Comprendemos entonces cuán vano es buscar «claves» en En busca del tiempo perdido. El mundo no nos ofrece las claves para interpretar el libro, es el libro el que abre el mundo para nosotros. La vida del propio Proust ofrece un terreno privilegiado para la dispersión de esencias, pero este terreno no es el único posible. Cada una de nuestras vidas particulares puede ser apta para recibir las esencias proustianas; de ahí el sentimiento constante de encontrarnos con el mundo de Proust en nuestra vida (como Swann se encontraba con la Caridad de Giotto o con el dogo Loredano de Rizzo en la criada de los espárragos o en su cochero Rémi). ¿Quién no ha visto, incluso ahora, en 1966, a su alrededor, al señor de Norpois discurriendo sobre literatura o a Octave, joven inculto pero competente en bares, deportes y ropa de vestir?
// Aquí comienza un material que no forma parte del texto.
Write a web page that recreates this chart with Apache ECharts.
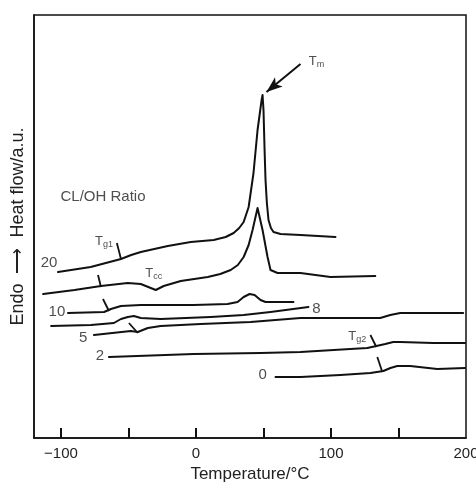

La verdad de Proust no viene de una copia genial de la «realidad», sino de una reflexión filosófica sobre las esencias y sobre el arte. A pesar de la paradoja, cuando el lector lee la vida de Proust, no como anterior, sino como ulterior respecto a su obra, va por el buen camino, al contrario del crítico que intenta explicar la obra de Proust a través de su vida.

Podemos enunciar de otra forma esta paradoja biográfica: las vidas de Marcel y del narrador constituyen dos planos abiertos a la dispersión de las mismas esencias, pero lo que ya no es paralelo entre estos dos planos, porque es único, imbricado, idéntico, es la escritura: aquí es donde se unen las paralelas. Cuando Marcel se encierra en su habitación de corcho, lo hace para escribir; cuando el narrador se despide del mundo (en la matiné de Guermantes) es para poder empezar su libro. Es decir, solo en ese momento las dos vidas paralelas unen indisolublemente sus duraciones: la escritura del narrador es literalmente la escritura de Marcel: no hay ni autor ni personaje, solo hay una escritura.